Governance is also important for operational trust. If store managers can override inventory, pricing, or receiving rules without review, system data becomes unreliable. The right balance is controlled flexibility: stores can resolve local issues, but exceptions are visible, coded, and reviewable.
Executive guidance for scaling retail ERP automation
Retail executives should approach ERP automation as an operating model decision, not only a software purchase. The most successful programs focus on a small set of measurable outcomes: better inventory accuracy, faster replenishment, clearer procurement visibility, lower manual effort, and stronger reporting. Those outcomes should be tied to baseline metrics before implementation begins.
Scalability matters because retail growth introduces complexity quickly. New stores, new channels, new suppliers, and new assortments all increase transaction volume and exception rates. ERP design should therefore support standardized workflows, role-based controls, and integration patterns that can expand without major redesign.

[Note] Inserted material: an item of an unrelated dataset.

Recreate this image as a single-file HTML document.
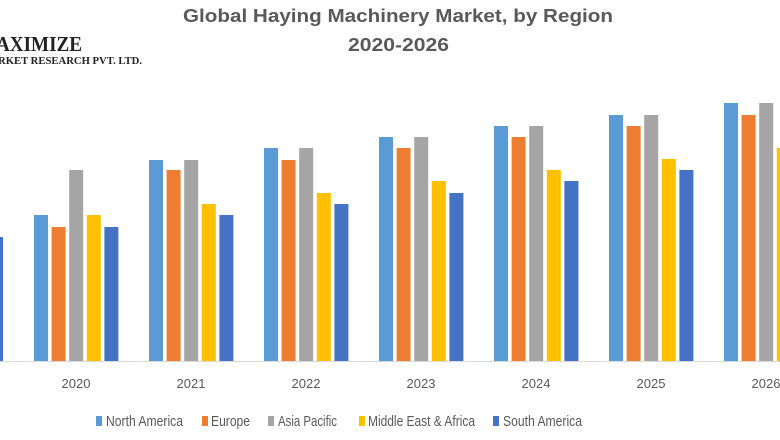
<!DOCTYPE html>
<html><head><meta charset="utf-8"><style>
html,body{margin:0;padding:0;background:#fff;width:780px;height:440px;overflow:hidden}
</style></head><body>
<svg width="780" height="440" xmlns="http://www.w3.org/2000/svg" font-family="Liberation Sans, sans-serif">
<text x="183" y="22" font-size="18" font-weight="bold" fill="#595959" textLength="430" lengthAdjust="spacingAndGlyphs">Global Haying Machinery Market, by Region</text>
<text x="348" y="51" font-size="18" font-weight="bold" fill="#595959" textLength="101" lengthAdjust="spacingAndGlyphs">2020-2026</text>
<text x="-4" y="51" style="font-family:'Liberation Serif',serif" font-size="21" font-weight="bold" fill="#222" textLength="86" lengthAdjust="spacingAndGlyphs">AXIMIZE</text>
<text x="-2" y="64" style="font-family:'Liberation Serif',serif" font-size="11" font-weight="bold" fill="#222" textLength="144" lengthAdjust="spacingAndGlyphs">RKET RESEARCH PVT. LTD.</text>
<line x1="0" y1="361.5" x2="780" y2="361.5" stroke="#d9d9d9" stroke-width="1"/>
<rect x="0" y="237" width="3" height="124" fill="#4472c4"/>
<g id="bars"></g>
<g font-size="13" fill="#595959" text-anchor="middle">
<text x="76" y="388">2020</text><text x="191" y="388">2021</text><text x="306" y="388">2022</text><text x="421" y="388">2023</text><text x="536" y="388">2024</text><text x="651" y="388">2025</text><text x="766" y="388">2026</text>
</g>
<g font-size="15" fill="#595959">
<rect x="96" y="416" width="6" height="10" fill="#5b9bd5"/><text x="106" y="426" textLength="77" lengthAdjust="spacingAndGlyphs">North America</text>
<rect x="202" y="416" width="6" height="10" fill="#ed7d31"/><text x="211" y="426" textLength="39" lengthAdjust="spacingAndGlyphs">Europe</text>
<rect x="268" y="416" width="6" height="10" fill="#a5a5a5"/><text x="278" y="426" textLength="59" lengthAdjust="spacingAndGlyphs">Asia Pacific</text>
<rect x="359" y="416" width="6" height="10" fill="#ffc000"/><text x="368" y="426" textLength="107" lengthAdjust="spacingAndGlyphs">Middle East &amp; Africa</text>
<rect x="493" y="416" width="6" height="10" fill="#4472c4"/><text x="503" y="426" textLength="79" lengthAdjust="spacingAndGlyphs">South America</text>
</g>
</svg>
<script>
var tops=[[215,227,170,215,227],[160,170,160,204,215],[148,160,148,193,204],[137,148,137,181,193],[126,137,126,170,181],[115,126,115,159,170],[103,115,103,148,159]];
var cols=["#5b9bd5","#ed7d31","#a5a5a5","#ffc000","#4472c4"];
var g=document.getElementById("bars"),s="";
for(var i=0;i<7;i++)for(var j=0;j<5;j++){var x=34+i*115+j*17.6,y=tops[i][j];
s+='<rect x="'+x+'" y="'+y+'" width="14" height="'+(361-y)+'" fill="'+cols[j]+'"/>';}
g.innerHTML=s;
</script>
</body></html>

- Prioritize inventory accuracy and procurement visibility before pursuing advanced automation layers
- Standardize core store and purchasing workflows before customizing edge cases
- Use cloud ERP where shared access, upgrade cadence, and rollout speed are strategic priorities
- Keep ERP as the operational control layer even when adding vertical SaaS applications
- Measure adoption through transaction quality, exception rates, and process cycle time, not only go-live status
- Invest in store training and manager accountability because frontline execution determines data quality
Retail ERP automation is most effective when it reduces ambiguity in daily operations. If stores know what to receive, what to count, what to transfer, and what to escalate, and if buyers know what demand is real, what inventory is available, and which suppliers are underperforming, the organization can operate with more consistency and less reactive decision-making. That is the practical value of ERP in retail: better control over the workflows that determine availability, margin, and service.